A Midsummer Night's Dream and La Diane of Nicolas De Montreux

Richard Hillman

Université François-Rabelais, Tours/
Centre d'Études Supérieures de la Renaissance–CNRS


   Abstract

This article proposes the indebtedness of Shakespeare's A Midsummer Night's Dream (1595–96) to La Diane, a pastoral comedy by Nicholas de Montreux published in a single edition of 1594 (of which very few copies survive) and hitherto ignored by historians of English literature. La Diane is a work of considerable originality, although it is loosely based on Jorge de Montemayor's Diana and generally influenced by Italian dramatic models. Its serio-comic depiction of romantic love through a chaîne amoureuse presents a number of points of contact with Shakespeare's comedy, including a highly distinctive one that seems to clinch the case for direct borrowing: a heroine surprises with her conviction that the man for whom she has pined, but who loved another, is mocking her when he declares his sudden passion for her.
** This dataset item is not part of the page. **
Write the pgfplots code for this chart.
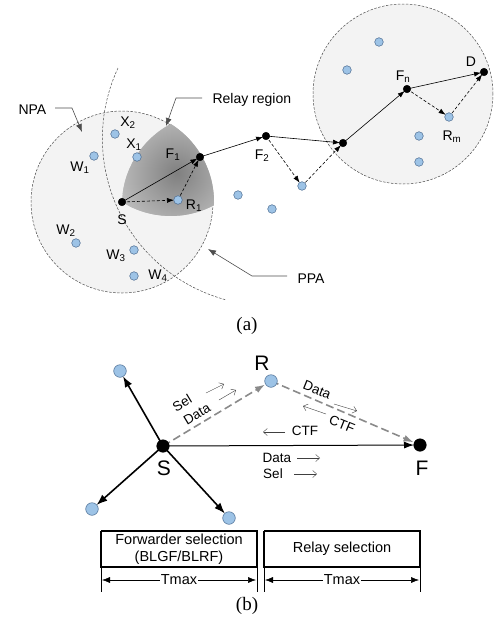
\documentclass[border=0pt]{standalone}
\usepackage{pgfplots}
\pgfplotsset{compat=1.18}
\usepackage{fontspec}
\setmainfont{Liberation Sans}
\newfontfamily\serifcap{Liberation Serif}
\usetikzlibrary{arrows.meta}

\definecolor{nblue}{HTML}{9DC3E6}
\definecolor{nedge}{HTML}{4A6A90}
\definecolor{lgray}{HTML}{F3F3F3}
\definecolor{lead}{HTML}{4D4D4D}
\definecolor{dgray}{HTML}{8A8A8A}

\begin{document}
\begin{tikzpicture}
\begin{axis}[
  width=495pt, height=633pt, scale only axis,
  xmin=0, xmax=495, ymin=0, ymax=633,
  y dir=reverse, hide axis, clip=false,
  sol/.style={black, line width=0.6pt, -{Latex[length=7pt,width=5pt]}},
  das/.style={sol, dash pattern=on 3pt off 2pt},
  ldr/.style={lead, line width=0.6pt, -{Latex[length=8pt,width=6pt]}},
  big/.style={black, line width=1.6pt, -{Latex[length=11pt,width=8pt]}},
  gdash/.style={dgray, line width=1.6pt, dash pattern=on 8pt off 4pt, -{Latex[length=10pt,width=7pt]}},
  thinarr/.style={black!75, line width=0.4pt, -{Straight Barb[length=4pt,width=7pt]}},
]
\coordinate (bl) at (axis cs:0,633);
\coordinate (tr) at (axis cs:495,0);

% ---------- (a) areas
\draw[fill=lgray, draw=black!70, dash pattern=on 2.5pt off 1.5pt, line width=0.5pt]
  (axis cs:122,202) circle[radius=91pt];
\draw[fill=lgray, draw=black!70, dash pattern=on 2.5pt off 1.5pt, line width=0.5pt]
  (axis cs:403,94) circle[radius=90pt];
% relay region
\begin{scope}
\clip (axis cs:122,202) arc[start angle=178,end angle=118,radius=92pt]
  arc[start angle=58,end angle=-2,radius=92pt]
  arc[start angle=-62,end angle=-122,radius=92pt] -- cycle;
\fill[black!27] (axis cs:175,170) circle[radius=100pt];
\shade[inner color=black!50, outer color=black!27] (axis cs:177,173) circle[radius=58pt];
\end{scope}
% PPA boundary
\draw[black!70, dash pattern=on 2.5pt off 1.5pt, line width=0.5pt]
  (axis cs:118,68) arc[start angle=155,end angle=255,radius=167pt];

% ---------- (a) leaders
\addplot[ldr] coordinates {(55,108) (72,108) (82,132)};
\addplot[ldr] coordinates {(202,98) (176,98) (166,126)};
\addplot[ldr] coordinates {(287,276) (252,276) (208,249)};

% ---------- (a) arrows
\addplot[sol, shorten >=3pt] coordinates {(122,202) (200,157)};
\addplot[das, shorten >=4pt] coordinates {(122,202) (178,200)};
\addplot[das, shorten >=3pt] coordinates {(178,200) (200,157)};
\addplot[sol, shorten >=3pt] coordinates {(200,157) (266,136)};
\addplot[das, shorten >=4pt] coordinates {(266,136) (302,186)};
\addplot[das, shorten >=3pt] coordinates {(302,186) (343,143)};
\addplot[sol, shorten >=3pt] coordinates {(266,136) (343,143)};
\addplot[sol, shorten >=3pt] coordinates {(343,143) (407,89)};
\addplot[sol, shorten >=3pt] coordinates {(407,89) (484,72)};
\addplot[das, shorten >=4pt] coordinates {(407,89) (449,117)};
\addplot[das, shorten >=3pt] coordinates {(449,117) (484,72)};

% ---------- (a) nodes
\addplot[only marks, mark=*, mark size=4.3pt, mark options={fill=nblue, draw=nedge, line width=0.5pt}]
  coordinates {(115,134) (137,157) (94,156) (178,200) (76,243) (134,250) (134,276)
  (238,195) (272,209) (302,186) (379,42) (347,70) (419,136) (419,162) (449,117)};
\addplot[only marks, mark=*, mark size=3.8pt, black]
  coordinates {(122,202) (200,157) (266,136) (343,143) (407,89) (484,72)};

% ---------- (a) labels
\begin{scope}[every node/.style={font=\fontsize{14}{16}\selectfont}]
\node[anchor=west] at (axis cs:15,110) {NPA};
\node[anchor=west] at (axis cs:209,100) {Relay region};
\node[anchor=west] at (axis cs:294,279) {PPA};
\node at (axis cs:128,123) {X\textsubscript{2}};
\node at (axis cs:134,145) {X\textsubscript{1}};
\node at (axis cs:80,168) {W\textsubscript{1}};
\node at (axis cs:173,155) {F\textsubscript{1}};
\node at (axis cs:122,220) {S};
\node at (axis cs:194,206) {R\textsubscript{1}};
\node at (axis cs:66,231) {W\textsubscript{2}};
\node at (axis cs:116,256) {W\textsubscript{3}};
\node at (axis cs:158,276) {W\textsubscript{4}};
\node at (axis cs:262,156) {F\textsubscript{2}};
\node at (axis cs:403,77) {F\textsubscript{n}};
\node at (axis cs:471,62) {D};
\node at (axis cs:452,137) {R\textsubscript{m}};
\end{scope}
\node[font=\serifcap\fontsize{19}{21}\selectfont] at (axis cs:247,326) {(a)};
\node[font=\serifcap\fontsize{19}{21}\selectfont] at (axis cs:247,606) {(b)};

% ---------- (b) arrows
\addplot[gdash, shorten >=7pt] coordinates {(163,446) (271,381)};
\addplot[gdash, shorten >=7pt] coordinates {(271,381) (420,445)};
\addplot[black, line width=1pt, -{Latex[length=10pt,width=7pt]}, shorten >=6pt] coordinates {(163,446) (420,445)};
\addplot[big, shorten >=6pt] coordinates {(163,446) (120,371)};
\addplot[big, shorten >=6pt] coordinates {(163,446) (92,509)};
\addplot[big, shorten >=6pt] coordinates {(163,446) (229,518)};

% small message arrows
\addplot[thinarr] coordinates {(206,393) (224,384)};
\addplot[thinarr] coordinates {(219,400) (236,390)};
\addplot[thinarr] coordinates {(334,404) (357,411)};
\addplot[thinarr] coordinates {(326,414) (303,406)};
\addplot[thinarr] coordinates {(285,432) (263,432)};
\addplot[thinarr] coordinates {(297,458) (320,458)};
\addplot[thinarr] coordinates {(294,474) (317,474)};

% ---------- (b) nodes
\addplot[only marks, mark=*, mark size=6.3pt, mark options={fill=nblue, draw=nedge, line width=0.5pt}]
  coordinates {(271,381) (120,371) (92,509) (229,518)};
\addplot[only marks, mark=*, mark size=6.3pt, black]
  coordinates {(163,446) (420,445)};

% ---------- (b) labels
\node[font=\fontsize{21}{23}\selectfont] at (axis cs:262,363) {R};
\node[font=\fontsize{21}{23}\selectfont] at (axis cs:164,468) {S};
\node[font=\fontsize{21}{23}\selectfont] at (axis cs:422,468) {F};
\begin{scope}[every node/.style={font=\fontsize{13.5}{15}\selectfont, inner sep=0pt}]
\node[rotate=31] at (axis cs:182,403) {Sel};
\node[rotate=31] at (axis cs:197,414) {Data};
\node[rotate=-22] at (axis cs:317,390) {Data};
\node[rotate=-22] at (axis cs:342,424) {CTF};
\node at (axis cs:305,431) {CTF};
\node at (axis cs:277,458) {Data};
\node at (axis cs:273,474) {Sel};
\end{scope}

% ---------- (b) boxes
\addplot[black, line width=2.2pt] coordinates {(101,531) (257,531) (257,567) (101,567) (101,531)};
\addplot[black, line width=2.2pt] coordinates {(264,531) (420,531) (420,567) (264,567) (264,531)};
\node[font=\fontsize{14.5}{16.5}\selectfont, align=center] at (axis cs:179,549) {Forwarder selection\\(BLGF/BLRF)};
\node[font=\fontsize{14.5}{16.5}\selectfont] at (axis cs:342,549) {Relay selection};
\addplot[black, line width=0.4pt] coordinates {(101,567) (101,592)};
\addplot[black, line width=0.4pt] coordinates {(257,567) (257,592)};
\addplot[black, line width=0.4pt] coordinates {(264,567) (264,592)};
\addplot[black, line width=0.4pt] coordinates {(420,567) (420,592)};
\addplot[black, line width=0.5pt, {Latex[length=8pt,width=6pt]}-{Latex[length=8pt,width=6pt]}] coordinates {(102,580) (256,580)};
\addplot[black, line width=0.5pt, {Latex[length=8pt,width=6pt]}-{Latex[length=8pt,width=6pt]}] coordinates {(265,580) (419,580)};
\node[fill=white, inner sep=1pt, font=\fontsize{14.5}{16}\selectfont] at (axis cs:179,580) {Tmax};
\node[fill=white, inner sep=1pt, font=\fontsize{14.5}{16}\selectfont] at (axis cs:342,580) {Tmax};
\end{axis}
\pgfresetboundingbox
\path (bl) rectangle (tr);
\end{tikzpicture}
\end{document}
Beyond this, Montreux's innovative staging of familiar pastoral devices bears a resemblance to Shakespeare's in its exploitation of magical intervention, abrupt reversal, absurd juxtapositions and exaggerated contrasts in tone and attitude, sometimes expressed in closely similar terms. There is likewise a final return from chaos to order, with marriages in prospect for the reconciled lovers. Intertextual analysis, then, supports a case not only for Shakespeare's inclusion of La Diane among the material on which he drew, but also for a large component of bricolage in his compositional method.